RL-Loop: Reinforcement Learning-Driven Real-Time 5G Slice Control for Connected and Autonomous Mobility Services
This addresses resource management for 5G-enabled smart mobility services, but it is incremental as it applies an existing RL method to a specific domain.
The paper tackled the problem of adaptive CPU resource control in 5G network slicing for connected mobility services by proposing RL-Loop, a reinforcement learning framework that reduced average CPU allocation by over 55% while maintaining comparable quality-of-service.

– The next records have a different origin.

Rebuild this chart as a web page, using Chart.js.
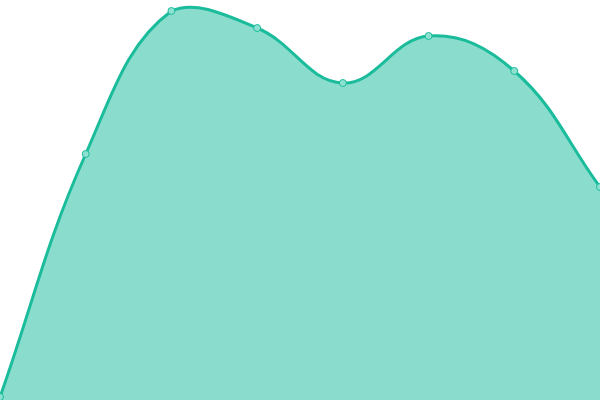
<!DOCTYPE html>
<html lang="en">
<head>
  <meta charset="UTF-8" />
  <title>Area chart</title>
  <script src="https://cdn.jsdelivr.net/npm/chart.js"></script>
  <style>
    html, body { margin: 0; padding: 0; background: #fff; }
    #wrap { width: 600px; height: 400px; }
  </style>
</head>
<body>
  <div id="wrap"><canvas id="areaChart"></canvas></div>
  <script>
    const labels = ['1', '2', '3', '4', '5', '6', '7', '8'];
    const values = [0.75, 61.5, 97.25, 93, 79.25, 91, 82.25, 53.25];

    new Chart(document.getElementById('areaChart').getContext('2d'), {
      type: 'line',
      data: {
        labels: labels,
        datasets: [{
          data: values,
          borderColor: '#1abc9c',
          backgroundColor: 'rgba(26,188,156,0.51)',
          borderWidth: 3,
          fill: 'start',
          tension: 0.4,
          pointRadius: 3.5,
          pointBackgroundColor: '#8ee0d0',
          pointBorderColor: '#1abc9c',
          pointBorderWidth: 1
        }]
      },
      options: {
        responsive: true,
        maintainAspectRatio: false,
        animation: false,
        layout: { padding: 0, autoPadding: false },
        plugins: { legend: { display: false }, tooltip: { enabled: false } },
        scales: {
          x: { display: false, offset: false },
          y: { display: false, min: 0, max: 100 }
        }
      }
    });
  </script>
</body>
</html>
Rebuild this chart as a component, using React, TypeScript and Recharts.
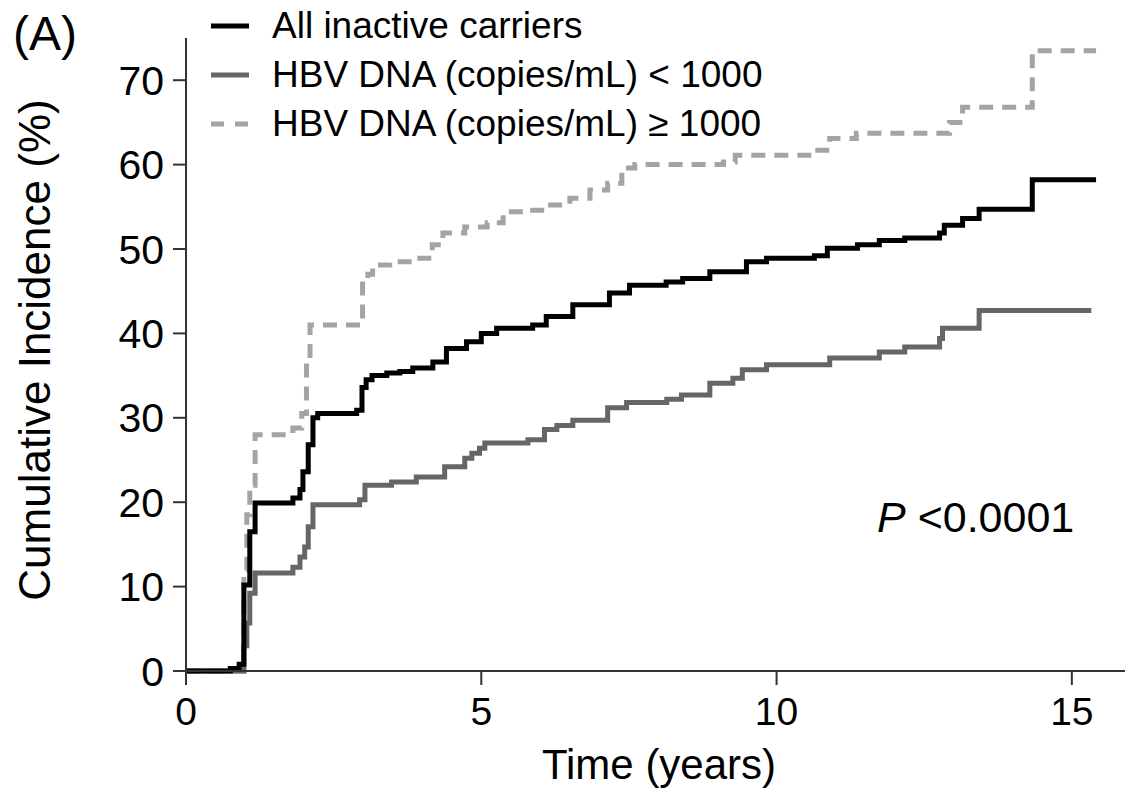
import { Legend, Line, LineChart, XAxis, YAxis } from "recharts"

// follow-up time (years) and cumulative incidence (%) for each group
const allTimes = [0, 0.75, 0.9, 0.98, 1.08, 1.17, 1.81, 1.93, 1.98, 2.07, 2.15, 2.23, 2.89, 2.98, 3.05, 3.15, 3.4, 3.62, 3.84, 4.18, 4.41, 4.75, 5.0, 5.26, 5.87, 6.1, 6.55, 7.17, 7.51, 8.13, 8.41, 8.87, 9.49, 9.83, 10.64, 10.86, 11.37, 11.74, 12.17, 12.76, 12.84, 13.15, 13.43, 14.33, 15.41]
const allValues = [0, 0.3, 0.8, 10.2, 16.5, 19.9, 20.5, 21.5, 23.6, 26.8, 30.0, 30.5, 30.9, 33.6, 34.5, 35.0, 35.3, 35.5, 35.9, 36.6, 38.2, 39.0, 40.0, 40.6, 41.0, 42.0, 43.4, 44.8, 45.7, 46.1, 46.5, 47.3, 48.5, 48.9, 49.2, 50.1, 50.5, 51.0, 51.3, 51.9, 52.8, 53.6, 54.7, 58.2, 58.2]

const lowTimes = [0, 0.98, 1.03, 1.08, 1.17, 1.81, 1.93, 2.01, 2.07, 2.15, 2.94, 3.03, 3.48, 3.9, 4.38, 4.72, 4.84, 4.97, 5.06, 5.79, 6.07, 6.28, 6.55, 7.14, 7.46, 8.14, 8.39, 8.87, 9.26, 9.42, 9.83, 10.9, 11.74, 12.17, 12.76, 12.81, 13.43, 15.33]
const lowValues = [0, 3.0, 5.7, 9.2, 11.6, 12.3, 13.5, 14.7, 17.1, 19.7, 20.3, 22.0, 22.4, 23.0, 24.2, 25.2, 25.8, 26.4, 27.0, 27.4, 28.6, 29.1, 29.7, 31.2, 31.8, 32.2, 32.7, 34.1, 34.7, 35.7, 36.3, 37.1, 37.8, 38.4, 39.4, 40.6, 42.7, 42.7]

const highTimes = [0, 0.98, 1.03, 1.08, 1.17, 1.81, 1.96, 2.04, 2.1, 2.99, 3.08, 3.16, 3.25, 3.45, 3.9, 4.17, 4.35, 4.72, 5.1, 5.37, 5.79, 6.1, 6.5, 6.84, 7.14, 7.38, 7.6, 9.1, 9.3, 10.64, 10.9, 11.35, 12.93, 13.15, 14.33, 15.41]
const highValues = [0, 12.0, 18.5, 22.0, 28.0, 28.8, 30.5, 36.5, 41.0, 46.3, 47.0, 47.7, 48.1, 48.5, 48.9, 50.5, 51.9, 52.6, 53.1, 54.4, 54.6, 55.2, 56.0, 57.0, 57.8, 59.6, 60.0, 60.3, 61.1, 61.7, 63.1, 63.7, 65.0, 66.8, 73.5, 73.5]

const xTicks = [0, 5, 10, 15]
const yTicks = [0, 10, 20, 30, 40, 50, 60, 70]

const seriesNames = ["All inactive carriers", "HBV DNA (copies/mL) < 1000", "HBV DNA (copies/mL) \u2265 1000"]

const FONT = '"Liberation Sans", Arial, Helvetica, sans-serif'

const toRows = (times: number[], values: number[]) => times.map((t, i) => ({ t, v: values[i] }))

const series = [
  { name: seriesNames[0], data: toRows(allTimes, allValues), color: "#000000", dash: undefined },
  { name: seriesNames[1], data: toRows(lowTimes, lowValues), color: "#666666", dash: undefined },
  { name: seriesNames[2], data: toRows(highTimes, highValues), color: "#a4a4a4", dash: "14 9" },
]

const LegendBox = () => (
  <div style={{ fontFamily: FONT, fontSize: 37, color: "#000", lineHeight: "50px" }}>
    {series.map((s) => (
      <div key={s.name} style={{ display: "flex", alignItems: "center", height: 49 }}>
        <svg width={40} height={10} style={{ marginRight: 22 }}>
          <line x1={1} y1={5} x2={39} y2={5} stroke={s.color} strokeWidth={5} strokeDasharray={s.dash ? "13 11" : undefined} />
        </svg>
        <span>{s.name}</span>
      </div>
    ))}
  </div>
)

export default function App() {
  // drawing order puts the black curve on top
  const drawOrder = [series[2], series[1], series[0]]
  return (
    <div style={{ position: "absolute", left: 0, top: 0, width: 1125, height: 788, background: "#fff" }}>
      <LineChart width={1125} height={788} margin={{ top: 38, right: 0, bottom: 0, left: 126 }}>
        <XAxis
          type="number"
          dataKey="t"
          domain={[0, 15.9]}
          ticks={xTicks}
          height={117}
          tickSize={14}
          tickMargin={12}
          stroke="#333"
          strokeWidth={2}
          tick={{ fontFamily: FONT, fontSize: 39, fill: "#000" }}
          allowDataOverflow
        />
        <YAxis
          type="number"
          domain={[0, 75]}
          ticks={yTicks}
          width={60}
          tickSize={13}
          tickMargin={9}
          stroke="#333"
          strokeWidth={2}
          tick={{ fontFamily: FONT, fontSize: 41, fill: "#000" }}
        />
        {drawOrder.map((s) => (
          <Line
            key={s.name}
            data={s.data}
            dataKey="v"
            name={s.name}
            type="stepAfter"
            stroke={s.color}
            strokeWidth={5}
            strokeDasharray={s.dash}
            dot={false}
            activeDot={false}
            isAnimationActive={false}
          />
        ))}
        <Legend
          layout="vertical"
          align="center"
          verticalAlign="middle"
          content={() => <LegendBox />}
          wrapperStyle={{ left: 210, top: 1, width: "auto" }}
        />
      </LineChart>
      <svg width={1125} height={788} style={{ position: "absolute", left: 0, top: 0, pointerEvents: "none" }}>
        <text x={13} y={50} fontFamily={FONT} fontSize={48} fill="#000">(A)</text>
        <text x={50} y={350} fontFamily={FONT} fontSize={44} fill="#000" textAnchor="middle" transform="rotate(-90 50 350)">
          Cumulative Incidence (%)
        </text>
        <text x={659} y={779} fontFamily={FONT} fontSize={42} fill="#000" textAnchor="middle">Time (years)</text>
        <text x={877} y={532} fontFamily={FONT} fontSize={43} fill="#000">
          <tspan fontStyle="italic">P</tspan> {"<0.0001"}
        </text>
      </svg>
    </div>
  )
}
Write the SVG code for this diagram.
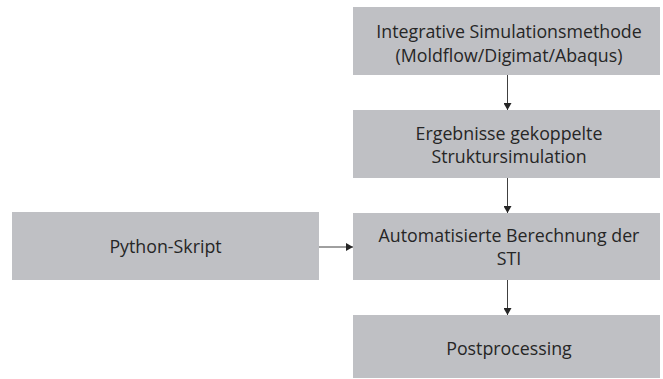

Smart and connected mobility systems rely on 5G edge infrastructure to support real-time communication, control, and service differentiation. Achieving this requires adaptive resource management mechanisms that can react to rapidly changing traffic conditions. In this paper, we propose RL-Loop, a closed-loop reinforcement learning framework for real-time CPU resource control in 5G network slicing environments supporting connected mobility services. RL-Loop employs a Proximal Policy Optimization (PPO) agent that continuously observes slice-level key performance indicators and adjusts edge CPU allocations at one-second granularity on a real testbed. The framework leverages real-time observability and feedback to enable adaptive, software-defined edge intelligence. Experimental results suggest that RL-Loop can reduce average CPU allocation by over 55% relative to the reference operating point while reaching a comparable quality-of-service degradation region. These results indicate that lightweight reinforcement learning--based feedback control can provide efficient and responsive resource management for 5G-enabled smart mobility and connected vehicle services.